Wednesday, August 03, 2016

Journalling

I wanted to share this image of angels  from the Pincoteca in Siena by Sano di Pietro from the Cinqua Cento- I have it as a screen saver and every morning when I open my laptop I take a moment to reflect on its serenity, its beauty and sweetness. And when I look through my recent photos whilst I was in Italy I notice that I am much taken by angels- I seem to have noticed them everywhere I went.



I came across a recent post by Sharon Boggon ( whose inspirational stitching blog I followed for many years) about a new project she is setting up about contemporary Journaling, which I shall be following with interest. And so it has lead to some of my own ruminations about journalling.

I have kept a journal in one way or another since I was about 15 and was a writer on scraps of paper before that. My children grew up journalling, whether it was words or drawing - it didn't matter. I have kept up the habit- not always consistently, sometimes I might go a week without journalling, and then I will get back to it. I even went a few years without journalling at all- mainly whilst I was at university.

And then, just before I left France, I lost my Rhodia Folder journal. I think I left it behind in the church where I was exhibiting at Forca Fil in Mane- if anyone found it I would love it back. I had started this journal  in February after buying the Rhodia folder. I love Rhodia paper- it's so beautiful and smooth to write on with a fountain pen- you barely need apply any pressure. The only paper that offers a challenge is Fabriano- and I love the ivory colour of their paper. The folder is a new product from Rhodia and it has plastic pocket inserts which were so handy for collecting all sorts of bits and bobs, and to boot I lost my new purple Lamy fountain pen. Lamy bring out a new colour every year and this years colour is purple- it's my one extravagance apart from buying lovely journals. But losing that journal has been a bit of a pain- there were so many thoughts, ruminations, ideas and lists, and reflections and descriptions in that journal, I feel as if I have lost 5 months of myself, yet I have a lot of work I made in that time which proves otherwise.

What do I love about journalling?

Well for a start a journal is shaped like a book- I love books- I like the shape of books, I like the paper in books, I like the words , the images,the smell.

I love fountain pens- indeed I particularly love Lamy fountain pens, once in my solicitor days I managed to convert a large part of the office I worked in to use Lamy fountain pens-  they are smooth to write with and draw with. But to draw I use black ink so that does necessitate another Lamy pen. I like the weight of them in my hand.

I love blank pages or dot grid pages or little squares ( which remind me of learning to write as a child)- I don't actually like lined pages at all. I like to be able to go  all over the page without being contained by lines.

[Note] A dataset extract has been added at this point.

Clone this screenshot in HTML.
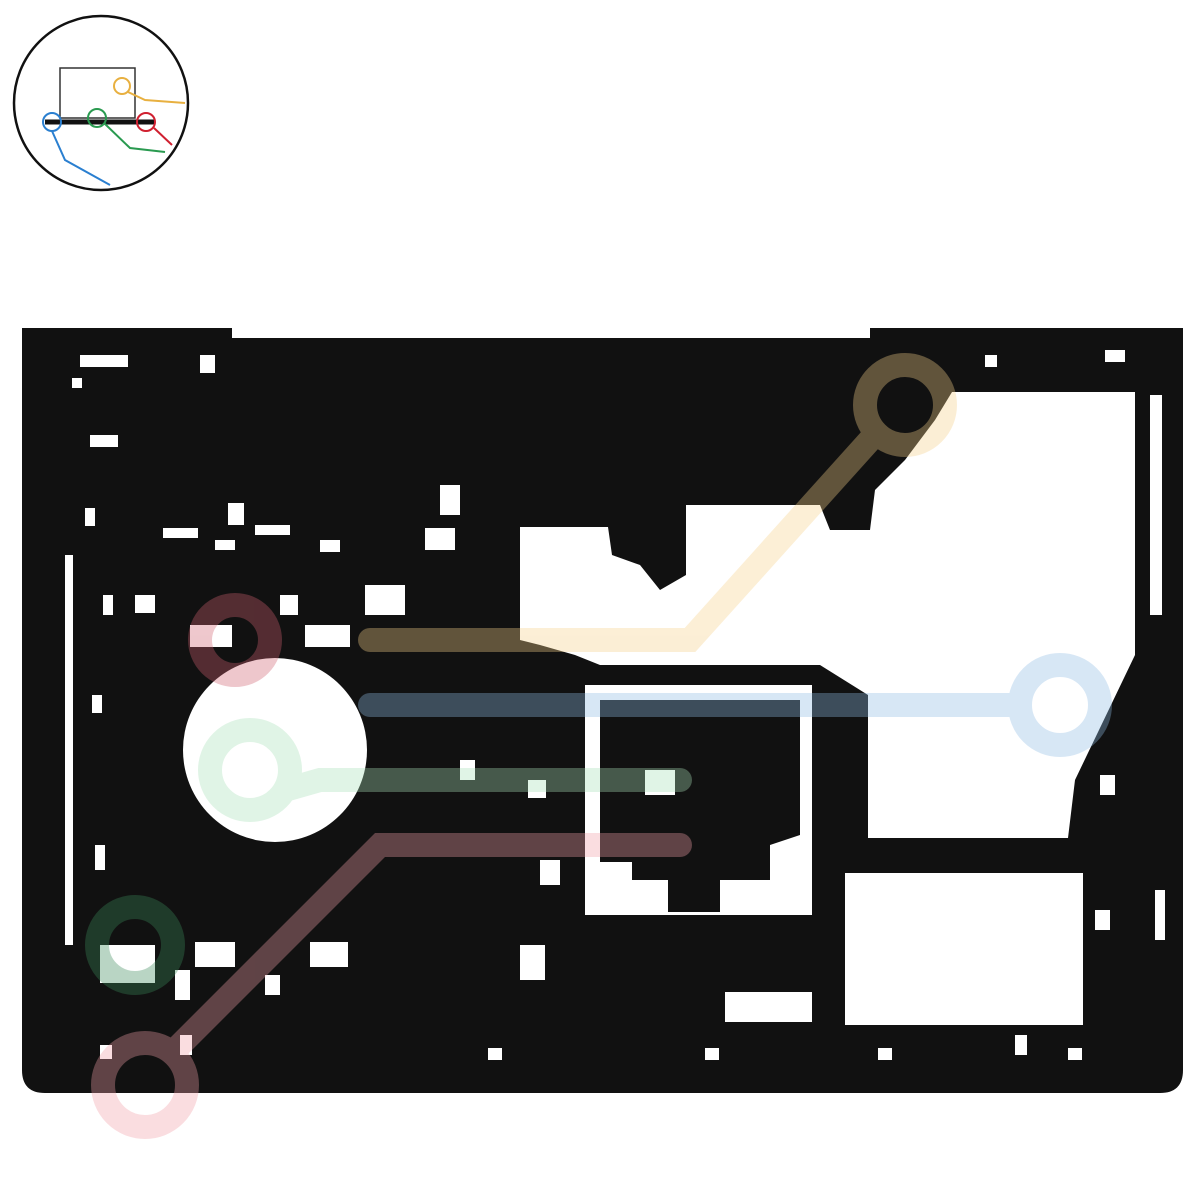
<!DOCTYPE html>
<html><head><meta charset="utf-8"><style>html,body{margin:0;padding:0;background:#fff}svg{display:block}</style></head>
<body>
<svg width="1200" height="1200" viewBox="0 0 1200 1200" xmlns="http://www.w3.org/2000/svg">
<rect width="1200" height="1200" fill="#fff"/>
<circle cx="101" cy="103" r="87" fill="#fff" stroke="#111" stroke-width="2.5"/>
<rect x="60" y="68" width="75" height="50" fill="none" stroke="#333" stroke-width="1.5"/>
<path d="M128 92 L145 100 L185 103" fill="none" stroke="#e8b040" stroke-width="2"/>
<circle cx="122" cy="86" r="8" fill="none" stroke="#e8b040" stroke-width="2"/>
<line x1="45" y1="122" x2="155" y2="122" stroke="#111" stroke-width="5"/>
<circle cx="52" cy="122" r="9" fill="none" stroke="#2a7fd0" stroke-width="2"/>
<path d="M52 131 L65 160 L110 185" fill="none" stroke="#2a7fd0" stroke-width="2"/>
<circle cx="97" cy="118" r="9" fill="none" stroke="#2a9a50" stroke-width="2"/>
<path d="M105 124 L130 148 L165 152" fill="none" stroke="#2a9a50" stroke-width="2"/>
<circle cx="146" cy="122" r="9" fill="none" stroke="#d02030" stroke-width="2"/>
<path d="M154 128 L172 145" fill="none" stroke="#d02030" stroke-width="2"/>
<path d="M22 328 L232 328 L232 338 L870 338 L870 328 L1183 328 L1183 1070 Q1183 1093 1160 1093 L45 1093 Q22 1093 22 1070 Z" fill="#111"/>
<g fill="#fff">
<path d="M520 527 L608 527 L612 555 L640 565 L660 590 L686 575 L686 505 L820 505 L830 530 L870 530 L875 490 L905 460 L935 420 L952 392 L1135 392 L1135 655 L1075 780 L1068 838 L868 838 L868 695 L820 665 L600 665 L575 655 L540 645 L520 640 Z"/>
<rect x="845" y="873" width="238" height="152"/>
<rect x="725" y="992" width="87" height="30"/>
<circle cx="275" cy="750" r="92"/>
<path d="M585 685 L812 685 L812 915 L585 915 Z"/>
</g>
<path d="M600 700 L800 700 L800 835 L770 845 L770 880 L720 880 L720 912 L668 912 L668 880 L632 880 L632 862 L600 862 Z" fill="#111"/>
<g fill="#fff">
<rect x="200" y="355" width="15" height="18"/><rect x="80" y="355" width="48" height="12"/><rect x="72" y="378" width="10" height="10"/>
<rect x="90" y="435" width="28" height="12"/><rect x="85" y="508" width="10" height="18"/><rect x="228" y="503" width="16" height="22"/>
<rect x="163" y="528" width="35" height="10"/><rect x="215" y="540" width="20" height="10"/><rect x="255" y="525" width="35" height="10"/>
<rect x="320" y="540" width="20" height="12"/><rect x="425" y="528" width="30" height="22"/><rect x="440" y="485" width="20" height="30"/>
<rect x="135" y="595" width="20" height="18"/><rect x="103" y="595" width="10" height="20"/><rect x="280" y="595" width="18" height="20"/>
<rect x="365" y="585" width="40" height="30"/><rect x="190" y="625" width="42" height="22"/><rect x="305" y="625" width="45" height="22"/>
<rect x="92" y="695" width="10" height="18"/><rect x="95" y="845" width="10" height="25"/><rect x="460" y="760" width="15" height="20"/>
<rect x="528" y="780" width="18" height="18"/><rect x="645" y="770" width="30" height="25"/><rect x="540" y="860" width="20" height="25"/>
<rect x="520" y="945" width="25" height="35"/><rect x="100" y="945" width="55" height="38"/><rect x="195" y="942" width="40" height="25"/>
<rect x="310" y="942" width="38" height="25"/><rect x="175" y="970" width="15" height="30"/><rect x="265" y="975" width="15" height="20"/>
<rect x="100" y="1045" width="12" height="14"/><rect x="180" y="1035" width="12" height="20"/><rect x="488" y="1048" width="14" height="12"/>
<rect x="705" y="1048" width="14" height="12"/><rect x="878" y="1048" width="14" height="12"/><rect x="1015" y="1035" width="12" height="20"/>
<rect x="1068" y="1048" width="14" height="12"/><rect x="1100" y="775" width="15" height="20"/><rect x="1095" y="910" width="15" height="20"/>
<rect x="1150" y="395" width="12" height="220"/><rect x="1105" y="350" width="20" height="12"/><rect x="985" y="355" width="12" height="12"/>
<rect x="1155" y="890" width="10" height="50"/><rect x="65" y="555" width="8" height="390"/>
</g>
<g fill="none" stroke-linecap="round" opacity="0.35">
<path d="M1010 705 L370 705" stroke="#8fbce5" stroke-width="24"/>
<circle cx="1060" cy="705" r="40" stroke="#8fbce5" stroke-width="24"/>
<path d="M870 440 L690 640 L370 640" stroke="#f5d08a" stroke-width="24"/>
<circle cx="905" cy="405" r="40" stroke="#f5d08a" stroke-width="24"/>
<circle cx="235" cy="640" r="35" stroke="#d06070" stroke-width="24"/>
<path d="M285 790 L320 780 L680 780" stroke="#a8e0b8" stroke-width="24"/>
<circle cx="250" cy="770" r="40" stroke="#a8e0b8" stroke-width="24"/>
<path d="M175 1050 L380 845 L680 845" stroke="#f2a0a8" stroke-width="24"/>
<circle cx="145" cy="1085" r="42" stroke="#f2a0a8" stroke-width="24"/>
<circle cx="135" cy="945" r="38" stroke="#3a8a5a" stroke-width="24"/>
</g>
</svg>
</body></html>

I use my journal for all sorts of things- I do record my feelings sometimes, but mostly I record encounters with ideas  and places and food and museums/galleries. I use my journal to research, though if I really want to research something more intensively I will start a separate journal for that. Right now I want to research things about Italy- things I encountered, but I forgot to bring my Fabriano notebook with me - so it's had to go on the back burner for the time being because Italy needs to be explored in a Fabriano journal- nothing else will do.

I do draw in my journal- usually mono-colour and in black  if I can- again if I want to explore something in colour I tend to do that in a separate journal, but my journal also contains a lot of writing- sometimes quotes, ideas. Actually my journals contain a lot of ideas about things I am interested in.

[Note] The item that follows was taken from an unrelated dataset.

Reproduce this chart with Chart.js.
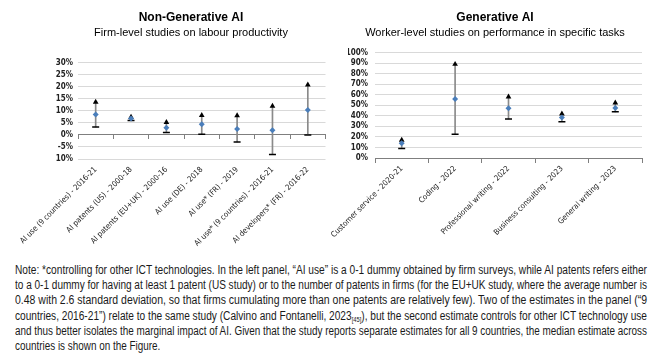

I write recipes into my journals- and then I forget which journal I wrote them in . And I keep all sorts of bits of paper of interest in my journal- cards, tickets- but I don't paste them in- they are usually loose stuck between the pages.

I am often surprised how I will return to subject matter over a period of time- years even and when I look at my thoughts then and now- how things have changed and evolved. Sometimes you refind things that were forgotten with the passing of time, other times it's like meeting an old friend- as if there has been no intervening years.

Sometimes I write stories or beginnings of stories.

I write about books I have read.
I bought a book whilst I was at le Triadou- well actually I bought two books. Letters to a Young Poet  by Rainer Maria Rilke... I wish I could write such letters and how times have changed that we don't write such letters. They are a exploration of his own work , his ruminations on his subject matter, even though he is addressing a young poet. And then such delight to walk the path he walked in Duino several months later.

The other book I bought was Six Drawing Lessons by William Kentridge. I have  been admiring Kentridge's work from afar and bought the book for greater insight ( more of his books will find my shelf no doubt)  as I liked how his ideas worked and the thoughts he put into his work- it's a long and erudite tale. I like how he draws on philosophy, on ideas of others and I even encountered Rilke in the pages of his six lectures on Drawing for Harvard University. Then imagine my unutterable delight to be able to experience some of his work in Milan- I only found there was an exhibition of his work whilst checking a website for things to do in Milan). I wrote about all these things in my lost Rhodia journal. But what surprises me even more, that ,walking the Rilke path in Duino and visiting Kentridge's work in Milan were both unplanned things- things that I only found out about  the minute they were upon me- and I wrote about how strange and serendipitous the universe can be, how these encounters turn up in my life without expecting them to and yet they somehow connect  what I am thinking and trying to understand.

 And so  whilst trying out my new Fude pen which arrived on the same day as the William Kentridge book- the two things are combined somehow, and I am trying to get to the centre of  banksias


And there you have it Rilke and Kentridge on the same page!

And then recent ruminations on Aussie bush-I am trying to feel it not only see it- I want to understand its myths, the people who have written about it. I want to create the  Aussie bush in all its weirdness and wonder- there is no other wilderness like it in the world.


So this ramble is a little of how my journals actually are- a place to explore, discover, test, think, create ideas- and the slowness of the actual writing or drawing creates somehow greater reflection, and your brain has time to evolve  the ideas, because the slowness of your hand dictates the exploration - much like stitching really.